** START OF Listed records **

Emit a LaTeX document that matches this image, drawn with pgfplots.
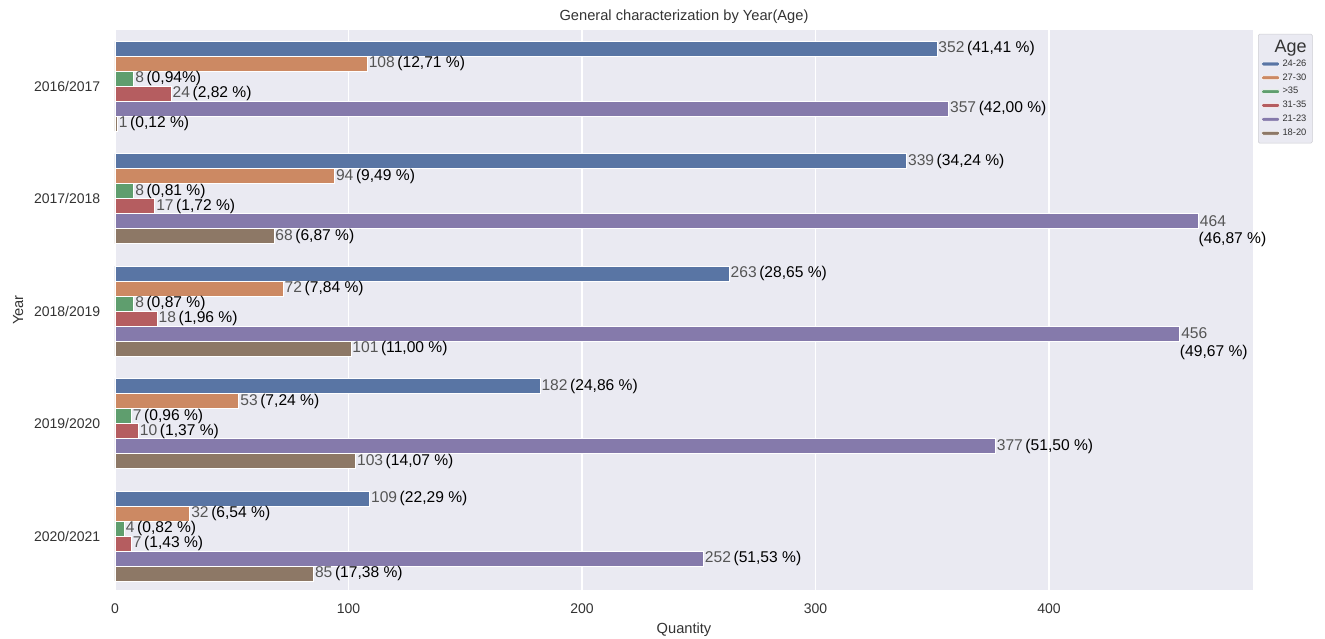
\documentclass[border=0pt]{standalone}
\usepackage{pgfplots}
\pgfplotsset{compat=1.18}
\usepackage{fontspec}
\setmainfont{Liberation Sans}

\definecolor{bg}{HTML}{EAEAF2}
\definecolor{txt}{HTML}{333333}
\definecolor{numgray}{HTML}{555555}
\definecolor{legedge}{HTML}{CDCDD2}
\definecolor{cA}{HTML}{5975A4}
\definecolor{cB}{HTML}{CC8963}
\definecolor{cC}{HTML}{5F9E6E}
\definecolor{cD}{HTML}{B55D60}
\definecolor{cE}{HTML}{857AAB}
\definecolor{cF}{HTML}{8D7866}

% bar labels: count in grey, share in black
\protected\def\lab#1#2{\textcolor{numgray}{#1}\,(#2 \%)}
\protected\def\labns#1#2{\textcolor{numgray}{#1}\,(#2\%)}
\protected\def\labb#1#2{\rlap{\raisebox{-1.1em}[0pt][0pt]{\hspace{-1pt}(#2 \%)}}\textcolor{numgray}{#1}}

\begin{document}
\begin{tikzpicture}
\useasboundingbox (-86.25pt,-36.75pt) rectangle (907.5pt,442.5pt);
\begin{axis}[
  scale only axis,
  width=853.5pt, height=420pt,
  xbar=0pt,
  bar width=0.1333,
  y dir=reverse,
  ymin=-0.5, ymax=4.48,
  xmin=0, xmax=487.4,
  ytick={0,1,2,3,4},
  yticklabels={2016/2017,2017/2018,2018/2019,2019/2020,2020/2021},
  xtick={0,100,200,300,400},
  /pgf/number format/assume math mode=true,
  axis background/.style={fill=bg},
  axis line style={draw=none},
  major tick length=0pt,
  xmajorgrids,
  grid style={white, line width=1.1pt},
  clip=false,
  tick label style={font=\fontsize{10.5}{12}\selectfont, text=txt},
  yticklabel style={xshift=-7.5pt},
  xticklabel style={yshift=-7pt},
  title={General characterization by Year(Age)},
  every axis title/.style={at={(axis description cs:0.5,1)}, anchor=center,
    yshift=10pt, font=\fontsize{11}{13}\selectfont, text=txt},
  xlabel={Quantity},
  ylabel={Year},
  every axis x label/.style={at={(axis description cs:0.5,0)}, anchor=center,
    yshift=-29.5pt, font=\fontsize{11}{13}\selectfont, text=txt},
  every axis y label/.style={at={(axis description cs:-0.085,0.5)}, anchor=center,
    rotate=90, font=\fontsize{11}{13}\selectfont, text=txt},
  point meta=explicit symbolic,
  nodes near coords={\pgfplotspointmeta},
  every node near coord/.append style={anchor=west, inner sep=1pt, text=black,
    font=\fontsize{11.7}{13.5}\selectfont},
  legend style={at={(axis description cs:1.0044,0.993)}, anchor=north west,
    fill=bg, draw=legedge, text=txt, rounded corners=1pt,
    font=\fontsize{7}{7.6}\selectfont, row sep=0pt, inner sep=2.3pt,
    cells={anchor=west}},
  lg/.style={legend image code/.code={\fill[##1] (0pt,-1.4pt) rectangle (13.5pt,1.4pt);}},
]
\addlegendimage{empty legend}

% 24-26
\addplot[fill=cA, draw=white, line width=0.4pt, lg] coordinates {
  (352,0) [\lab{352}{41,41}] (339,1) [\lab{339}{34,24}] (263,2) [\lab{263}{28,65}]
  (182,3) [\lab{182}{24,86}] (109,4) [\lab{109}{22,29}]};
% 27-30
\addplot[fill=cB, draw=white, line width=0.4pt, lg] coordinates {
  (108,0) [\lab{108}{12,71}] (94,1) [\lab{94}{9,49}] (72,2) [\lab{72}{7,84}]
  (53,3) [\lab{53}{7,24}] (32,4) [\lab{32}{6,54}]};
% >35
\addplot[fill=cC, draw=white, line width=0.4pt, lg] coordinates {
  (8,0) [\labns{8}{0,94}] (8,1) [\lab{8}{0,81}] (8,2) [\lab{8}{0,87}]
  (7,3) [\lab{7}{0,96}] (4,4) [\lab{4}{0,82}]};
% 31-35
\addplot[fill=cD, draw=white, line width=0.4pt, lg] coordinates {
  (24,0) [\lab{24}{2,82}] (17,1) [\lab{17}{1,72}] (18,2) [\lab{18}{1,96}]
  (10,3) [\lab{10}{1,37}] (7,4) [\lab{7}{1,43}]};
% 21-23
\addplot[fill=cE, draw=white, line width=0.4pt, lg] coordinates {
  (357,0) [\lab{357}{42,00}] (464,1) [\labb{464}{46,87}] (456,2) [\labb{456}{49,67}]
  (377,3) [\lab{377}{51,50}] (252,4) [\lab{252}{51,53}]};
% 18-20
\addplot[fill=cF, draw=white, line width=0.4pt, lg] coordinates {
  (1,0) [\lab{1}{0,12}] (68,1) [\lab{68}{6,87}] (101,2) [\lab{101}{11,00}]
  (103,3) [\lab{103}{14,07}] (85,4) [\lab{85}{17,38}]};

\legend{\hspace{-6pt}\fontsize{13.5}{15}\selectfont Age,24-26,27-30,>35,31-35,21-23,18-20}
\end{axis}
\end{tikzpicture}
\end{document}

** END OF Listed records **
** START OF Listed records **

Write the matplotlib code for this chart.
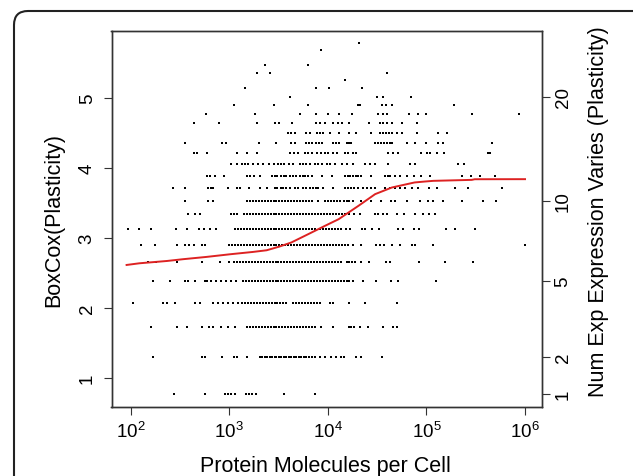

** END OF Listed records **
** START OF Listed records **

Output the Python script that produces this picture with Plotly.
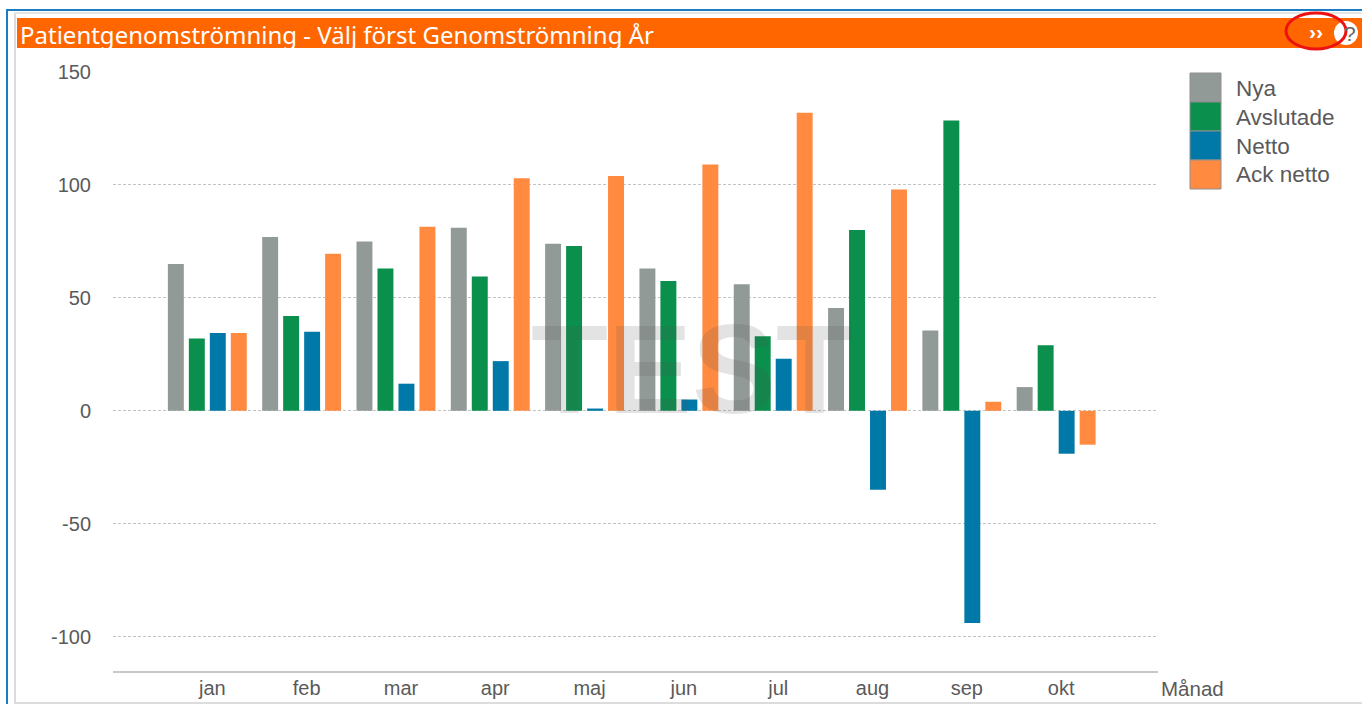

** END OF Listed records **

Only lines with the word "this" should be collected from the material.

* _Output_:
Emit a LaTeX document that matches this image, drawn with pgfplots.
Write the matplotlib code for this chart.
Output the Python script that produces this picture with Plotly.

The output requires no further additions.